KENYA – The Kenya Tea Development Agency Holdings board has announced the appointment of Wilson Muthaura as the group CEO with effect from October 1, 2021.

Until the appointment, Mr. Muthaura has been the acting Group CEO of KTDA Holdings Limited, taking over the position from Lerionka Tiampati, who resigned as the head of the agency in September.

Prior to his tenure at KTDA, Mr. Tiampati was a banker before moving to Ketepa, a subsidiary of KTDA, as Chief Executive Officer in 2001. Four years later, in 2004, he moved to KTDA as the Managing Director.

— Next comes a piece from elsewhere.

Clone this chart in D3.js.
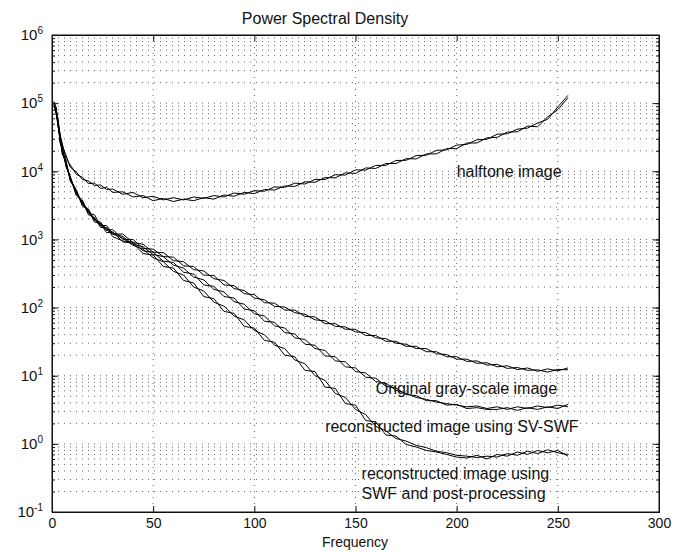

The new boss, Mr Muthaura has held various senior leadership positions across various private and public institutions for more than 24 years.

Commenting on the appointment, KTDA Holdings Limited Chairman David Ichoho said, “On behalf of the Board and the Management, I would like to congratulate Mr. Muthaura on his appointment and wish him every success in the new role.

“We believe that he has the requisite leadership vision to steward the organization towards the full attainment of the reforms that we have embarked on.”

Muthaura embarks on the role at a time the organisation is implementing reforms in the tea sub-sector, among them strategies to stabilize tea prices at the auction to enhance farmers’ earnings.

According to the recently released Economic Survey of Kenya, tea contributed a total of Ksh122.2 billion to the Kenyan economy in the last year, making it one of the largest contributors to the country’s economy.

Despite of that, late payment and low prices by the agency has led to farmers hawking their tea in order to meet their financial needs.

Under the new law, tea farmers who market their produce through the KTDA will be paid 50 percent of the delivery monthly with the rest paid as bonus annually.

Previously farmers were being paid by KTDA factories 14 to 16 shillings per kilo monthly with the bulk of the money paid as bonus in October.

All tea buyers shall henceforth submit to the Regulatory Authority –Agriculture Food Authority (AFA) a performance bond in the form of a bank guarantee equivalent to 10 per cent of the estimated value of the tea they intend to buy.

The law also seeks the uprooting of cartels and middlemen who have profiteered from the toil of tea farmers by controlling how Kenya’s tea gets to the market.

It will also seek to improve the running of the 69 KTDA-managed tea factories owned by some 600,000 smallholders.